David Owen

Sprinters are all fine and dandy, but I have always been an endurance man myself.

Take pretty much any sport, and my preference is for the longer events: marathon over 100 metres; Test match over Twenty20; Grand National over King's Stand.

I have also come to see 1919 as an extremely interesting year, not exclusively, but not least, for sport.

Having established itself as one of the growth sectors of the late 19th and early 20th centuries, organised sport was now having to begin again in a world that had just experienced a most profound, disillusioning shock.

I have been taking advantage of the centenary to learn more about how sport set off again in the shattered, re-ordered continent that had spawned it.

So I was intrigued to read about a new book telling the story of an utterly extraordinary - mad, even - endurance event that I was totally unfamiliar with, which was held in north-eastern France, Luxembourg and Belgium in April and May 1919.

As will doubtless have occurred to you, this was the area that until November 11, 1918, less than six months earlier, had formed the First Great War's western front.
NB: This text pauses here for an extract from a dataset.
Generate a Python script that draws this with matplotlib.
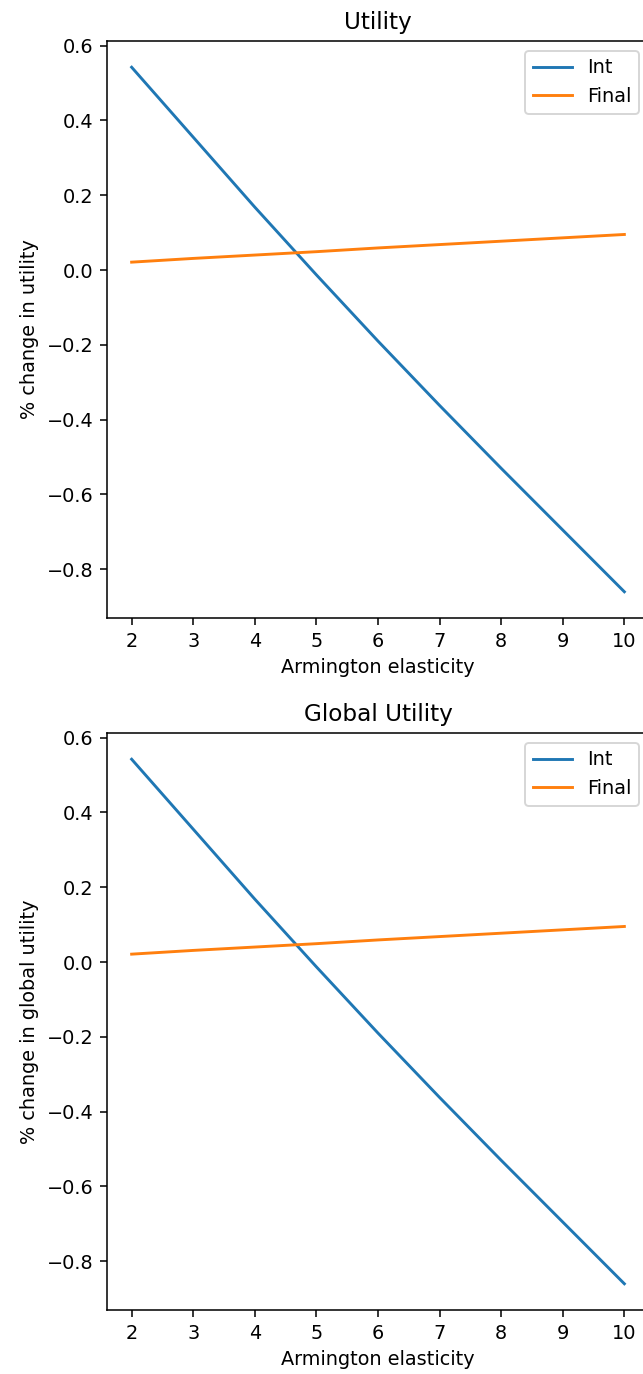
import numpy as np
import matplotlib
matplotlib.use("Agg")
import matplotlib.pyplot as plt

# Armington elasticities on the x axis
sigma = [2, 3, 4, 5, 6, 7, 8, 9, 10]

# % change in utility
util_int = [0.542, 0.355, 0.168, -0.013, -0.190, -0.362, -0.530, -0.695, -0.860]
util_final = [0.021, 0.031, 0.040, 0.049, 0.059, 0.068, 0.077, 0.086, 0.095]

# % change in global utility
glob_int = [0.542, 0.355, 0.168, -0.013, -0.190, -0.362, -0.530, -0.695, -0.860]
glob_final = [0.021, 0.031, 0.040, 0.049, 0.059, 0.068, 0.077, 0.086, 0.095]

titles = ["Utility", "Global Utility"]
ylabels = ["% change in utility", "% change in global utility"]

DPI = 139
fig = plt.figure(figsize=(643 / DPI, 1374 / DPI), dpi=DPI)

# axes boxes in figure fractions (left, bottom, width, height)
boxes = [
    [107 / 643, 1 - 618 / 1374, 542 / 643, 577 / 1374],
    [107 / 643, 1 - 1310 / 1374, 542 / 643, 577 / 1374],
]
series = [(util_int, util_final), (glob_int, glob_final)]

for box, (y_int, y_final), title, ylab in zip(boxes, series, titles, ylabels):
    ax = fig.add_axes(box)
    ax.plot(sigma, y_int, label="Int")
    ax.plot(sigma, y_final, label="Final")
    ax.set_title(title)
    ax.set_xlabel("Armington elasticity")
    ax.set_ylabel(ylab)
    ax.set_xticks(sigma)
    ax.legend(loc="upper right")

fig.savefig("out.png", dpi=DPI)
And indeed, the event was a seven-stage, 2,000 kilometre bicycle race called the Circuit des Champs de Bataille, or Tour of the Battlefields.

You can understand, just about, what might have prompted the powers-that-be at the Paris-based Le Petit Journal newspaper to think that a race honouring those who had sacrificed so much and suffered so appallingly to defend the motherland might be a good idea and an effective way of boosting circulation.

But the slightest reflection on the practicalities ought to have convinced them otherwise.

In spring 1919, this was an utterly devastated landscape replete with mud, ruins, unexploded ordnance in mind-boggling quantities, rotting body parts, millions of tree-stumps and not much else.

Riding in the Zone Rouge tells the story of a scarcely believable cycling stage race ©Tom Isitt
Riding in the Zone Rouge tells the story of a scarcely believable cycling stage race ©Tom Isitt

What roads that had survived were in appalling condition.

Outside the main population centres, the only inhabitants were filthy, half-starved wretches - the sinistrés - who had returned to scratch out a living and start again in their obliterated farmsteads and villages.

The devastation in the very worst affected areas was so total they remain off-limits today.

Incredibly, common sense did not prevail; the race - which having read Tom Isitt's fascinating book, Riding in the Zone Rouge, I am happy to label the most gruelling one-off sports event I have ever encountered - duly got underway in Strasbourg on  April 28, 1919 when 87 riders pedalled off into the gloom from Place Broglie at 6am sharp.

If you are wondering how a mere seven-stage road race can be regarded as tougher than, say, the Tour de France, even allowing for the uniquely ghastly conditions prevailing in 1919, consider that Belgian Charles Deruyter's winning time of 85 hours 1min is about 104 minutes longer than Geraint Thomas took to win last year's Tour. 

 The estimated time of the 21st and last man home in 1919, Louis Ellner, the lanterne rouge, was a staggering 166 hours, fractionally under a full 24 hours per stage on average.

Some of these men had served in the trenches, and while the shelling and murderous machine-gun fire had of course stopped, in terms of day-to-day suffering, I tend to doubt that these two weeks in the saddle on the Tour of the Battlefields were any easier to endure.

As a contributor to Rouleur magazine, Isitt is a cycling expert (and enthusiast), and is good on the shortcomings of early 20th century equipment.

Wheels had maple-wood rims; brake blocks were cork; frames were heavy steel; clothing was cotton and wool; riders rarely had more than two gears at their disposal and had to effect their own roadside repairs after frequent crashes and punctures.

If most obstacles facing the field were eminently foreseeable, the organisers could not be blamed for the foul weather, with riders astonishingly obliged to carry their bikes over the Ballon d'Alsace mountain on the penultimate stage through waist-deep snow.

With documentary sources on the race relatively few and far between, and the dramatis personae long dead, Isitt has interleaved his account of the event with his own experiences retracing the route on his Spin Spitfire. 

Andy Schleck described the
Andy Schleck described the "hard men" cyclists of yesteryear ©Getty Images

While the main perils that he faced came from glass-strewn cycle paths and speeding artics, he still managed to crack three ribs, and his journey through the old battlefields provides a breezy, occasionally poignant, counterpoint to the main story.

The author alludes at one point to a remark by Tour de France originator Henri Desgrange in which he is said to have observed that the perfect Tour would be one in which only one rider made it to the finish-line.

This makes me think that the nature of endurance sport has changed over the past century from something purely attritional to a series of formats in which physical strength and stamina are tested alongside tactical nous and mental fortitude.

On a visit to Andy Schleck’s bike-shop in Luxembourg, Isitt discusses the "lunacy of early bike racing" with the 2010 Tour de France winner.

"Those guys were really hard men," Schleck concludes with a shake of the head.

By rescuing this most deranged endurance event of all from oblivion, this book provides a welcome monument to their hardness.